> **REQUIREMENTS**
Take every line from the listing below that contains "this".

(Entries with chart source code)

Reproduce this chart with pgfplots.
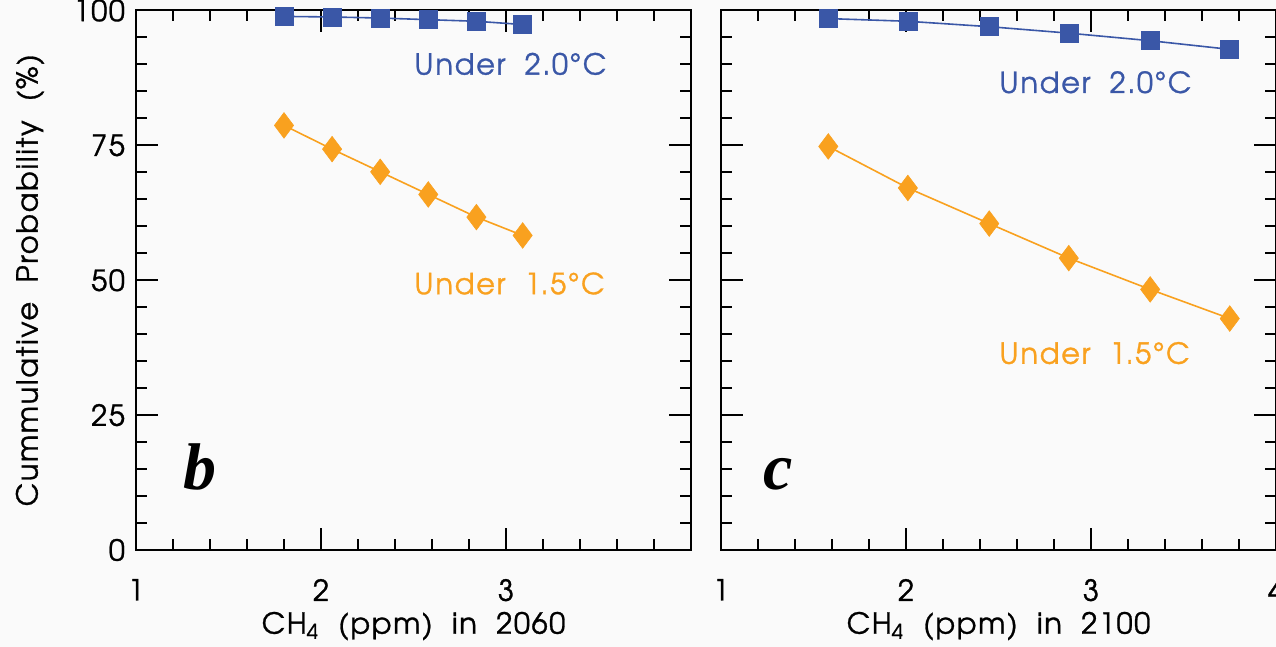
\documentclass[border=0pt]{standalone}
\usepackage{fontspec}
\setmainfont{TeX Gyre Adventor}[LetterSpace=5.5, WordSpace=2, FakeBold=1]
\newfontfamily\serifbi{Liberation Serif}
\usepackage{pgfplots}
\pgfplotsset{compat=1.18}
\definecolor{bgc}{HTML}{FAFAFA}
\definecolor{cblue}{HTML}{3A57A7}
\definecolor{corange}{HTML}{F9A11F}

\pgfplotstableread{
x y
1.80 98.9
2.06 98.8
2.32 98.6
2.58 98.3
2.84 98.0
3.09 97.4
}\bluebt
\pgfplotstableread{
x y
1.80 78.7
2.06 74.3
2.32 70.1
2.58 65.9
2.84 61.7
3.09 58.3
}\orangebt
\pgfplotstableread{
x y
1.58 98.5
2.01 98.0
2.45 97.0
2.88 95.8
3.32 94.4
3.75 92.8
}\bluect
\pgfplotstableread{
x y
1.58 74.8
2.01 67.1
2.45 60.5
2.88 54.1
3.32 48.3
3.75 42.9
}\orangect

\tikzset{
  lab/.style={font=\fontsize{14.5}{17}\selectfont, anchor=west, inner sep=0pt},
  pl/.style={font=\serifbi\bfseries\itshape\fontsize{33}{36}\selectfont, anchor=base west, inner sep=0pt},
}
\pgfplotsset{
  panel/.style={
    scale only axis,
    width=277.5pt, height=269.75pt,
    xmin=1, xmax=4, ymin=0, ymax=100,
    xtick={1,2,3,4}, ytick={0,25,50,75,100},
    minor x tick num=4, minor y tick num=4,
    tick align=inside, tick pos=both,
    major tick length=11pt, minor tick length=5.5pt,
    axis line style={line width=1pt, black},
    every tick/.style={line width=1pt, black},
    every minor tick/.style={line width=1pt, black},
    axis background/.style={fill=bgc},
    tick label style={font=\fontsize{14.5}{17}\selectfont},
    label style={font=\fontsize{14.5}{17}\selectfont},
    /pgf/number format/assume math mode=true,
    xticklabel style={yshift=-11pt},
    yticklabel style={xshift=-2pt},
    xlabel style={at={(axis description cs:0.5,-0.141)}, anchor=center},
    ylabel style={at={(axis description cs:-0.191,0.5)}, anchor=center},
    clip=false,
  },
  bl/.style={color=cblue, line width=0.8pt, mark=square*, mark size=4.5pt, mark options={fill=cblue, draw=cblue, line width=0.3pt}},
  og/.style={color=corange, line width=0.8pt, mark=diamond*, mark size=6.4pt, mark options={fill=corange, draw=corange, line width=0.3pt}},
}

\begin{document}
\begin{tikzpicture}
\fill[bgc] (0,0) rectangle (638pt,323.5pt);
\useasboundingbox (0,0) rectangle (638pt,323.5pt);

\begin{axis}[panel, at={(68pt,48.5pt)}, anchor=south west,
  xticklabels={1,2,3,},
  xlabel={CH\textsubscript{4} (ppm) in 2060},
  ylabel={Cummulative Probability (\%)}]
\addplot[bl] table[x=x,y=y] {\bluebt};
\addplot[og] table[x=x,y=y] {\orangebt};
\node[lab, text=cblue] at (axis cs:2.503,90.1) {Under 2.0°C};
\node[lab, text=corange] at (axis cs:2.503,49.4) {Under 1.5°C};
\node[pl] at (axis cs:1.254,11.3) {b};
\end{axis}

\begin{axis}[panel, at={(360.5pt,48.5pt)}, anchor=south west,
  xticklabels={1,2,3,4},
  yticklabels={},
  xlabel={CH\textsubscript{4} (ppm) in 2100}]
\addplot[bl] table[x=x,y=y] {\bluect};
\addplot[og] table[x=x,y=y] {\orangect};
\node[lab, text=cblue] at (axis cs:2.503,86.7) {Under 2.0°C};
\node[lab, text=corange] at (axis cs:2.503,36.5) {Under 1.5°C};
\node[pl] at (axis cs:1.227,11.3) {c};
\end{axis}
\end{tikzpicture}
\end{document}
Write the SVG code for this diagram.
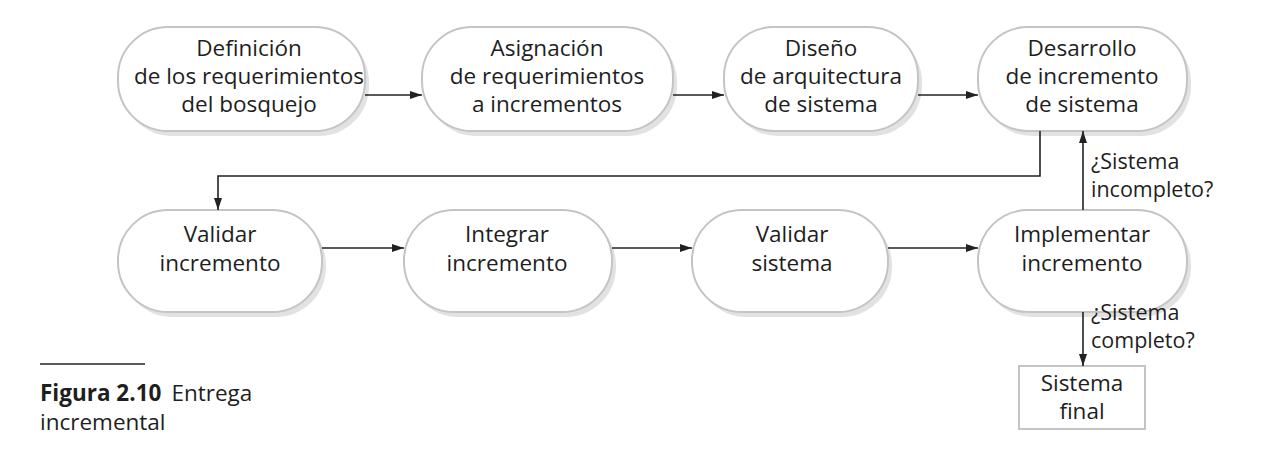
<svg xmlns="http://www.w3.org/2000/svg" width="1280" height="467" viewBox="0 0 1280 467">
<defs>
<marker id="ah" viewBox="0 0 12 8" refX="12" refY="4" markerWidth="12" markerHeight="8" markerUnits="userSpaceOnUse" orient="auto">
<path d="M0,0 L12,4 L0,8 z" fill="#222"/>
</marker>
</defs>
<style>
.pill{fill:#fff;stroke:#c4c4c4;stroke-width:2}
.sh{fill:#e2e2e2}
.t{font-family:"Open Sans","Liberation Sans",sans-serif;font-size:22.5px;fill:#1e1e1e;text-anchor:middle}
.l{font-family:"Open Sans","Liberation Sans",sans-serif;font-size:22.5px;fill:#1e1e1e}
.lb{font-family:"Open Sans","Liberation Sans",sans-serif;font-size:21.5px;fill:#1e1e1e}
.c{stroke:#222;stroke-width:1.6;fill:none}
</style>
<rect width="1280" height="467" fill="#fff"/>
<g id="n1"><rect class="sh" x="122" y="32" width="247" height="104" rx="50"/><rect class="pill" x="118" y="27" width="247" height="104" rx="50"/>
<text class="t"><tspan x="249" y="56">Definición</tspan><tspan x="249" y="84">de los requerimientos</tspan><tspan x="249" y="112">del bosquejo</tspan></text></g>
<g id="n2"><rect class="sh" x="426" y="32" width="251" height="104" rx="50"/><rect class="pill" x="422" y="27" width="251" height="104" rx="50"/>
<text class="t"><tspan x="547" y="56">Asignación</tspan><tspan x="547" y="84">de requerimientos</tspan><tspan x="547" y="112">a incrementos</tspan></text></g>
<g id="n3"><rect class="sh" x="728" y="32" width="194" height="104" rx="50"/><rect class="pill" x="724" y="27" width="194" height="104" rx="50"/>
<text class="t"><tspan x="821" y="56">Diseño</tspan><tspan x="821" y="84">de arquitectura</tspan><tspan x="821" y="112">de sistema</tspan></text></g>
<g id="n4"><rect class="sh" x="982" y="32" width="209" height="104" rx="50"/><rect class="pill" x="978" y="27" width="209" height="104" rx="50"/>
<text class="t"><tspan x="1082" y="56">Desarrollo</tspan><tspan x="1082" y="84">de incremento</tspan><tspan x="1082" y="112">de sistema</tspan></text></g>
<g id="n5"><rect class="sh" x="122" y="215" width="204" height="102" rx="50"/><rect class="pill" x="118" y="210" width="204" height="102" rx="50"/>
<text class="t"><tspan x="220" y="242">Validar</tspan><tspan x="220" y="271">incremento</tspan></text></g>
<g id="n6"><rect class="sh" x="408" y="215" width="208" height="102" rx="50"/><rect class="pill" x="404" y="210" width="208" height="102" rx="50"/>
<text class="t"><tspan x="507" y="242">Integrar</tspan><tspan x="507" y="271">incremento</tspan></text></g>
<g id="n7"><rect class="sh" x="696" y="215" width="196" height="102" rx="50"/><rect class="pill" x="692" y="210" width="196" height="102" rx="50"/>
<text class="t"><tspan x="792" y="242">Validar</tspan><tspan x="792" y="271">sistema</tspan></text></g>
<g id="n8"><rect class="sh" x="982" y="215" width="209" height="102" rx="50"/><rect class="pill" x="978" y="210" width="209" height="102" rx="50"/>
<text class="t"><tspan x="1082" y="242">Implementar</tspan><tspan x="1082" y="271">incremento</tspan></text></g>
<g id="n9"><rect x="1019" y="366" width="126" height="63" fill="#fff" stroke="#c4c4c4" stroke-width="2"/>
<text class="t"><tspan x="1082" y="391">Sistema</tspan><tspan x="1082" y="419">final</tspan></text></g>
<g id="connectors">
<line class="c" x1="365" y1="95" x2="422" y2="95" marker-end="url(#ah)"/>
<line class="c" x1="673" y1="95" x2="724" y2="95" marker-end="url(#ah)"/>
<line class="c" x1="918" y1="95" x2="978" y2="95" marker-end="url(#ah)"/>
<polyline class="c" points="1040,131 1040,176 218,176 218,210" marker-end="url(#ah)"/>
<line class="c" x1="322" y1="248" x2="404" y2="248" marker-end="url(#ah)"/>
<line class="c" x1="612" y1="248" x2="692" y2="248" marker-end="url(#ah)"/>
<line class="c" x1="888" y1="248" x2="978" y2="248" marker-end="url(#ah)"/>
<line class="c" x1="1083" y1="210" x2="1083" y2="131" marker-end="url(#ah)"/>
<line class="c" x1="1083" y1="312" x2="1083" y2="366" marker-end="url(#ah)"/>
<text class="lb"><tspan x="1091" y="169">¿Sistema</tspan><tspan x="1091" y="197">incompleto?</tspan></text>
<text class="lb"><tspan x="1091" y="320">¿Sistema</tspan><tspan x="1091" y="348">completo?</tspan></text>
</g>
<g id="caption">
<line x1="40" y1="364" x2="145" y2="364" stroke="#222" stroke-width="1.5"/>
<text class="l" x="40" y="401"><tspan font-weight="bold">Figura 2.10</tspan><tspan dx="10">Entrega</tspan></text>
<text class="l" x="40" y="430">incremental</text>
</g>
</svg>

> **THE OUTPUT**
Reproduce this chart with pgfplots.
Write the SVG code for this diagram.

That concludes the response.